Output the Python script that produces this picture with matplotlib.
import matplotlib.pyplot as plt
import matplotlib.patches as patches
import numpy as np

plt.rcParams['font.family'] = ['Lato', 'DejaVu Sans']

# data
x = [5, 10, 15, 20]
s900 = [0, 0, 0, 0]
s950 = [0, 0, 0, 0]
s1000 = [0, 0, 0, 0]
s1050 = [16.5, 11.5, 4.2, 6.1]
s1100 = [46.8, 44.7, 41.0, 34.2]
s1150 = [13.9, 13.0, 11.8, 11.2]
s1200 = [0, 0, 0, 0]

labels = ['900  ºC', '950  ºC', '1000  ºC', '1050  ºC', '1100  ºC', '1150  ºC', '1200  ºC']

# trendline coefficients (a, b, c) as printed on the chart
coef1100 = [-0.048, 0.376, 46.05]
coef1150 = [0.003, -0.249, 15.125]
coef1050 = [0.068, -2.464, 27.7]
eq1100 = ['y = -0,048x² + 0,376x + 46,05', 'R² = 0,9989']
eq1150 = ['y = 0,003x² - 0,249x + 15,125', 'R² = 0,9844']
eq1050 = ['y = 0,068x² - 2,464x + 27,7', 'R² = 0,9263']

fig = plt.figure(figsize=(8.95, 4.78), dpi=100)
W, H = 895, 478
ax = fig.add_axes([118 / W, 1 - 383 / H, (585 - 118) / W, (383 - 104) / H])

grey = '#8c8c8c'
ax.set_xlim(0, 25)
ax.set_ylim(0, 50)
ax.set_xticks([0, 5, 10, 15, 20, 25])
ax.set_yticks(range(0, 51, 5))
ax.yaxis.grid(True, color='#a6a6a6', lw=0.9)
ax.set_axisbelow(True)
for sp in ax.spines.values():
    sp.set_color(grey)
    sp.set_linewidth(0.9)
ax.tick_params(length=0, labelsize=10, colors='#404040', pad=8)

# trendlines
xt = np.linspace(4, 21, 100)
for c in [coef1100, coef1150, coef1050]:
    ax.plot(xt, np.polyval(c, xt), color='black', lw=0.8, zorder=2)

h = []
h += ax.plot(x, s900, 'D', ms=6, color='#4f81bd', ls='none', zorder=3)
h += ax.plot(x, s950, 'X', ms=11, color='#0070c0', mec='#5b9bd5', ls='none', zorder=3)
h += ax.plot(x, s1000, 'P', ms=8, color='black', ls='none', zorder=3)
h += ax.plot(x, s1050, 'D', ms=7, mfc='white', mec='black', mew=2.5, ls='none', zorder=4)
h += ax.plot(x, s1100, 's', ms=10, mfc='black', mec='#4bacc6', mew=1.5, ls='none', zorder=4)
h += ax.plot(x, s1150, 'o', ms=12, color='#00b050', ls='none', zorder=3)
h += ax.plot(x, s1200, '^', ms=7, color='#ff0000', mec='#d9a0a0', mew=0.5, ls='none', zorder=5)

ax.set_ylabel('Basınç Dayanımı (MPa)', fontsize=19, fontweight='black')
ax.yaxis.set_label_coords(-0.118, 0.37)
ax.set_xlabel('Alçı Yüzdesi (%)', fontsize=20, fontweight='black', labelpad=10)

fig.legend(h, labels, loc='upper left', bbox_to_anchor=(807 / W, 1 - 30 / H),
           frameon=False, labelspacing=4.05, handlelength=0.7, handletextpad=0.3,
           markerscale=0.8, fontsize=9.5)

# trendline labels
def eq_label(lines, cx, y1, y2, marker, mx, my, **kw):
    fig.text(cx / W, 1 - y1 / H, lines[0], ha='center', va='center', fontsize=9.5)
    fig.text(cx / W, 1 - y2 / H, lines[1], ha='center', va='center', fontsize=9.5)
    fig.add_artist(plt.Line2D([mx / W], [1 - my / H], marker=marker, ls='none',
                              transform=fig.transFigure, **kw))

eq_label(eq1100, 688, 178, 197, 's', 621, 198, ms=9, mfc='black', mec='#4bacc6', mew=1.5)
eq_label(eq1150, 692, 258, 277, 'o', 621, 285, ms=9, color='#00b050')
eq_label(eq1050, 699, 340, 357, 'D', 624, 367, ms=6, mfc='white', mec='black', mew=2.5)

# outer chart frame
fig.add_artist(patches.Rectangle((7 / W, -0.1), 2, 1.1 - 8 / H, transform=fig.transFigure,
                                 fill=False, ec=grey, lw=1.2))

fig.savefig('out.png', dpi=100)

----------

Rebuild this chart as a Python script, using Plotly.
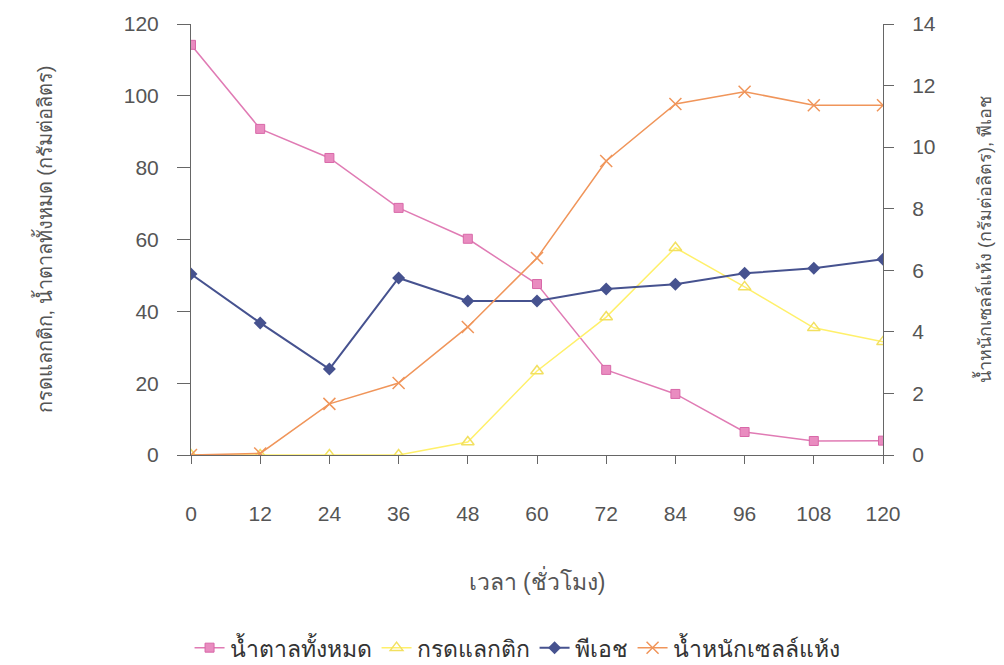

----------

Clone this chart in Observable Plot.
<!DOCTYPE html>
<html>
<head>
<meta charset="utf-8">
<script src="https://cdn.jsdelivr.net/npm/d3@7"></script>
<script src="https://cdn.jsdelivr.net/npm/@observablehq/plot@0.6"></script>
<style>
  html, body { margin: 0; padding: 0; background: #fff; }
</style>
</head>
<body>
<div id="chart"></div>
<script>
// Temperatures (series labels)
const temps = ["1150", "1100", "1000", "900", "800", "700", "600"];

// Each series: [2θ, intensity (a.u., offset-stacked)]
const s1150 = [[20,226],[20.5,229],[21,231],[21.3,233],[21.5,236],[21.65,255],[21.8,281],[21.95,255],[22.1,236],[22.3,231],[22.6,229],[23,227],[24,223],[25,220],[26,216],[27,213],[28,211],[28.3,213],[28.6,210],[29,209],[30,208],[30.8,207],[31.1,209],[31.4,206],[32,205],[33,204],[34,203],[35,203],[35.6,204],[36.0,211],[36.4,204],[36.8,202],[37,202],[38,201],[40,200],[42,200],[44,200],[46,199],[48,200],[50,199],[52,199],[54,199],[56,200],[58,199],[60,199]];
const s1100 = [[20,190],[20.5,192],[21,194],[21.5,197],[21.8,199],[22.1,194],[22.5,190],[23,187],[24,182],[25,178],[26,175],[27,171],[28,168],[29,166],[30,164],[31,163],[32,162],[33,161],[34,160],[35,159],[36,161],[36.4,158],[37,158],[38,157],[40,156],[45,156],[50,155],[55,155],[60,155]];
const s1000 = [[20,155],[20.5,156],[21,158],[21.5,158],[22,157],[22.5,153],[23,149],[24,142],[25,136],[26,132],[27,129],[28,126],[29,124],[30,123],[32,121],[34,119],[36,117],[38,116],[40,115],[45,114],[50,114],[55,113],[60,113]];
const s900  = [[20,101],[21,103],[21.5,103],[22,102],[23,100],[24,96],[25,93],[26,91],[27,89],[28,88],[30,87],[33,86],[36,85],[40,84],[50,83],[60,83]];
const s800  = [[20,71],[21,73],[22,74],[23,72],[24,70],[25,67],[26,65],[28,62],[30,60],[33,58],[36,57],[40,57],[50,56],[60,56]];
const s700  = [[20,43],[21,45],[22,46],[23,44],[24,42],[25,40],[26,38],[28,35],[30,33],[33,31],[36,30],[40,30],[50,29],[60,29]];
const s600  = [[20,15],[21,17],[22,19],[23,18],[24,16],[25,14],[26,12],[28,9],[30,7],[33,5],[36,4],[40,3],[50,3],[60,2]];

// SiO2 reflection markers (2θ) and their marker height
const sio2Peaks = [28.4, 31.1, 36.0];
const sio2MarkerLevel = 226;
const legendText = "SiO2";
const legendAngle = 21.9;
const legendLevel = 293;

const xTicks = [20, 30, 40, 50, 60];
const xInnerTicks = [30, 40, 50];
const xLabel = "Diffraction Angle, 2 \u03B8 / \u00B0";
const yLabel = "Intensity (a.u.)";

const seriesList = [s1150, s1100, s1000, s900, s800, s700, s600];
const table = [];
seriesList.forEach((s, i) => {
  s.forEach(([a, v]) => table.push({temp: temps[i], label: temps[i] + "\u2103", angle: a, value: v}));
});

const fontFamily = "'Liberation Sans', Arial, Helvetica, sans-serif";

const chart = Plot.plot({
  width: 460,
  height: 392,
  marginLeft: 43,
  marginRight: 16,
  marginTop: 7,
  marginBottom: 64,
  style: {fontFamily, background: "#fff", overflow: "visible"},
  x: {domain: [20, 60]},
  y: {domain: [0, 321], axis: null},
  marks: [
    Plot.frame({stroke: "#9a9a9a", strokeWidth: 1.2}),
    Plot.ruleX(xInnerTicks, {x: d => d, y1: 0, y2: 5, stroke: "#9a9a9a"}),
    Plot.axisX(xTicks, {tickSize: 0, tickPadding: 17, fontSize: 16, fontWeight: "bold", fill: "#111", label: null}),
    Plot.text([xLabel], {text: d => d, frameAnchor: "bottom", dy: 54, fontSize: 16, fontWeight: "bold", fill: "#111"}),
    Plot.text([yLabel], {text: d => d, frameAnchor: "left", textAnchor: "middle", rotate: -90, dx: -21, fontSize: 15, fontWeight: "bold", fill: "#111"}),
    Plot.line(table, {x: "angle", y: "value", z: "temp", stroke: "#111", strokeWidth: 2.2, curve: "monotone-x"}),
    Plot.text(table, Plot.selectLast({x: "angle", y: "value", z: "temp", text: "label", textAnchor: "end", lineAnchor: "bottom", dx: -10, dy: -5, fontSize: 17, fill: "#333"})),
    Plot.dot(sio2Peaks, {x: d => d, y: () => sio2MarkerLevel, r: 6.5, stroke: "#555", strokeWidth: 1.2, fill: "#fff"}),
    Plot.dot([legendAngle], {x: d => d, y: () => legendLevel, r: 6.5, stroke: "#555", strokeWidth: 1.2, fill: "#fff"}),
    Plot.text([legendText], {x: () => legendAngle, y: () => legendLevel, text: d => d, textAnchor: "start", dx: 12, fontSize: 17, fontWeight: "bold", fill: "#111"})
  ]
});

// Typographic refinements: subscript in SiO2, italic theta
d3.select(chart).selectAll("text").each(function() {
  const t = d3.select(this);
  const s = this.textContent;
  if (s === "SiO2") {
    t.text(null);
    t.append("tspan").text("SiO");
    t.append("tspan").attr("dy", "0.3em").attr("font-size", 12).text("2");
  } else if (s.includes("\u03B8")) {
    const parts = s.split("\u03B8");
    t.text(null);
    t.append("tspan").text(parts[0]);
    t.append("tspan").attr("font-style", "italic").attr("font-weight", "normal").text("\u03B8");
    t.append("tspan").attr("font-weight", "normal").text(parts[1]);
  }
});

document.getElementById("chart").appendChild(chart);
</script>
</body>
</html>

----------

Begin at the line that has "Output the Python" in the entries above; stop after the line that has "s1200 = [0, 0, 0, 0]". Transcribe exactly those lines and no others.

Output the Python script that produces this picture with matplotlib.
import matplotlib.pyplot as plt
import matplotlib.patches as patches
import numpy as np

plt.rcParams['font.family'] = ['Lato', 'DejaVu Sans']

# data
x = [5, 10, 15, 20]
s900 = [0, 0, 0, 0]
s950 = [0, 0, 0, 0]
s1000 = [0, 0, 0, 0]
s1050 = [16.5, 11.5, 4.2, 6.1]
s1100 = [46.8, 44.7, 41.0, 34.2]
s1150 = [13.9, 13.0, 11.8, 11.2]
s1200 = [0, 0, 0, 0]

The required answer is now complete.